A la présidence de la République, les 26 trésors royaux du Bénin ont été accueillis dans une liesse populaire à travers une cérémonie d’hommage qui s’est déroulée dans les jardins de la présidence, en présence du chef de l’Etat, Patrice Talon. Quelque deux cents personnalités y ont été conviées. Présidents d’institutions de la République, membres du Gouvernement, députés à l’Assemblée nationale, rois et familles royales, acteurs politiques de tous bords, et en invités spéciaux les deux universitaires Bénédicte Savoy et Felwine Sarr, à qui Emmanuel Macron avait confié les opérations de vastes consultations ayant abouti au rapport sur des possibilités de restitution d’œuvres aux anciennes colonies. C’est donc devant ce parterre de personnalités que le rituel d’accueil républicain des œuvres a été exécuté avec des coups de canon. La caisse contenant le trône du roi Ghézo, le plus emblématique des trésors, a été sortie du camion pour une exposition. Moment de recueillement et de vives émotions ponctuées d'honneurs militaires avec l'exécution de l'hymne national. Puis place à la fête de fierté nationale avec l’exécution des danses royales : le conservatoire des danses royales d’Abomey, le ballet national et une troupe d’enfants ont, tout à tour, sous le regard admiratif du président de la République, présenté un tableau de Houngan, de Tèkè, Adjogan puis l’hymne national en langue locale Fongbé.

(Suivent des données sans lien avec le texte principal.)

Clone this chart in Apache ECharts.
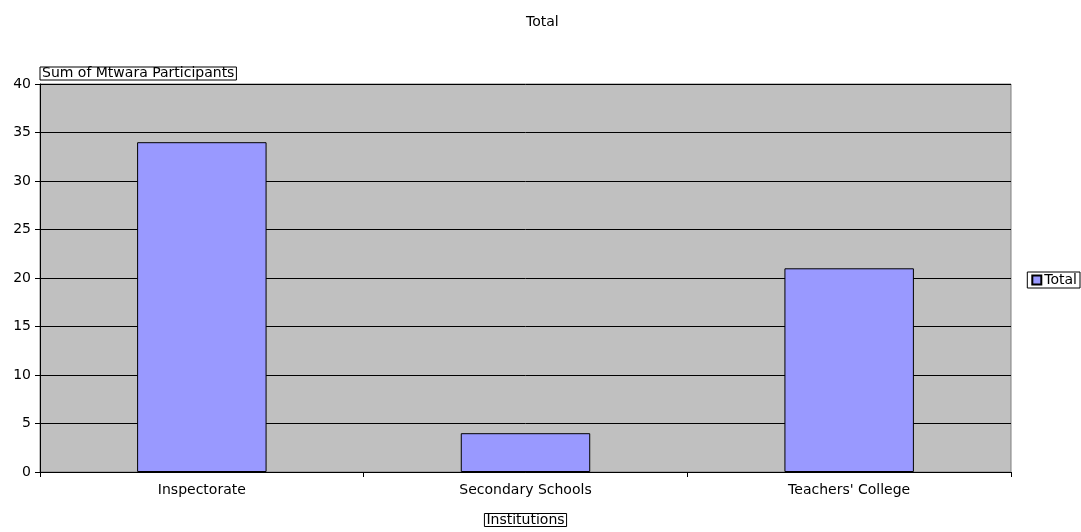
<!DOCTYPE html>
<html>
<head>
<meta charset="utf-8">
<style>
  html, body { margin: 0; padding: 0; background: #ffffff; }
  #chart { width: 1081px; height: 532px; }
</style>
<script src="https://cdn.jsdelivr.net/npm/echarts@6/dist/echarts.min.js"></script>
</head>
<body>
<div id="chart"></div>
<script>
// Participants per institution type
const categories = ['Inspectorate', 'Secondary Schools', "Teachers' College"];
const totals = [34, 4, 21];
const seriesName = 'Total';
const yMin = 0, yMax = 40, yStep = 5;

const FONT = 'DejaVu Sans';
const FS = 14;

const chart = echarts.init(document.getElementById('chart'), null, { renderer: 'canvas' });

chart.setOption({
  animation: false,
  backgroundColor: '#ffffff',
  textStyle: { fontFamily: FONT, fontSize: FS, color: '#000' },
  title: {
    text: 'Total',
    left: 526,
    top: 15,
    padding: 0,
    textStyle: { fontFamily: FONT, fontSize: FS, fontWeight: 'normal', color: '#000' }
  },
  legend: {
    data: [seriesName],
    right: 1,
    top: 272,
    orient: 'vertical',
    icon: 'rect',
    itemWidth: 9,
    itemHeight: 9,
    itemGap: 4,
    padding: [1, 3, 1, 4],
    borderColor: '#000',
    borderWidth: 1,
    backgroundColor: '#fff',
    textStyle: { fontFamily: FONT, fontSize: FS, color: '#000', padding: [0, 0, 0, -2] }
  },
  grid: {
    show: true,
    left: 40,
    right: 70,
    top: 84,
    bottom: 55,
    backgroundColor: '#C0C0C0',
    borderColor: '#808080',
    borderWidth: 1
  },
  xAxis: {
    type: 'category',
    data: categories,
    name: 'Institutions',
    nameLocation: 'middle',
    nameGap: 48,
    nameTextStyle: {
      fontFamily: FONT, fontSize: FS, color: '#000',
      borderColor: '#000', borderWidth: 1, padding: [0, 2, 0, 2], lineHeight: 13,
      verticalAlign: 'middle'
    },
    axisLine: { show: true, lineStyle: { color: '#000', width: 1 } },
    axisTick: { show: true, length: 5, lineStyle: { color: '#000' } },
    axisLabel: { margin: 11, fontFamily: FONT, fontSize: FS, color: '#000' },
    splitLine: { show: false }
  },
  yAxis: {
    type: 'value',
    min: yMin,
    max: yMax,
    interval: yStep,
    name: 'Sum of Mtwara Participants',
    nameLocation: 'end',
    nameGap: 4,
    nameTextStyle: {
      fontFamily: FONT, fontSize: FS, color: '#000',
      align: 'left', verticalAlign: 'bottom',
      borderColor: '#000', borderWidth: 1, padding: [0, 2, 0, 2], lineHeight: 13
    },
    axisLine: { show: true, lineStyle: { color: '#000', width: 1 } },
    axisTick: { show: true, length: 5, lineStyle: { color: '#000' } },
    axisLabel: { margin: 9, fontFamily: FONT, fontSize: FS, color: '#000' },
    splitLine: { show: true, lineStyle: { color: '#000', width: 1 } }
  },
  series: [{
    name: seriesName,
    type: 'bar',
    data: totals,
    barWidth: '40%',
    itemStyle: { color: '#9999FF', borderColor: '#000', borderWidth: 1 }
  }]
});
</script>
</body>
</html>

Avant le retrait du trône des lieux, le Ministre en charge de la Culture, Jean-Michel Abimbola a indiqué, dans une brève intervention que c’est « un jour de gloire pour la culture béninoise, un jour de liesse pour le peuple béninois ». Son souhait, c’est de voir ces œuvres patrimoniales dialoguer avec des œuvres contemporaines. Mais avant, a annoncé le ministre, ces trésors, pour des raisons d’acclimatation, passeront deux mois dans leurs caisses avant d’être exposés pour une période de 3 mois, dans les locaux de la présidence. Ils seront par la suite transportés au Fort Portugais à Ouidah pour trois ans d’exposition dans la maison du Gouverneur. Cela, le temps de finaliser et de rendre opérationnel le musée de l’épopée des Amazones et des rois du Danhomè à Abomey.
Et puis un autre moment de frissons pour l'assistance : l'adresse du président Patrice Talon. Le chef de l'Etat a exposé le symbole qui doit entourer ces trésors royaux. Il les présente comme des biens appartenant à la nation toute entière et exclut toute appropriation de courants religieux. « Chacun sera libre d’établir avec ces objets le lien qui lui plaira. Ces œuvres ne revêtent aucun caractère religieux pour la République », indique-t-il. Ces trésors constituent, d’après les propos du Chef de l'État, « une synthèse harmonieuse de ce que nous avons été et de ce que nous sommes ». Il a invité chaque Béninois à y trouver une fierté nationale. Pour ce qui est des autres biens du pays non encore restitués, il reste optimiste qu’ils seront restitués, comptant sur la dynamique de coopération dans laquelle les deux pays sont engagés.
Cette journée historique s'achève mais déjà la suite pour un Bénin définitivement révélé est déjà dans les esprits.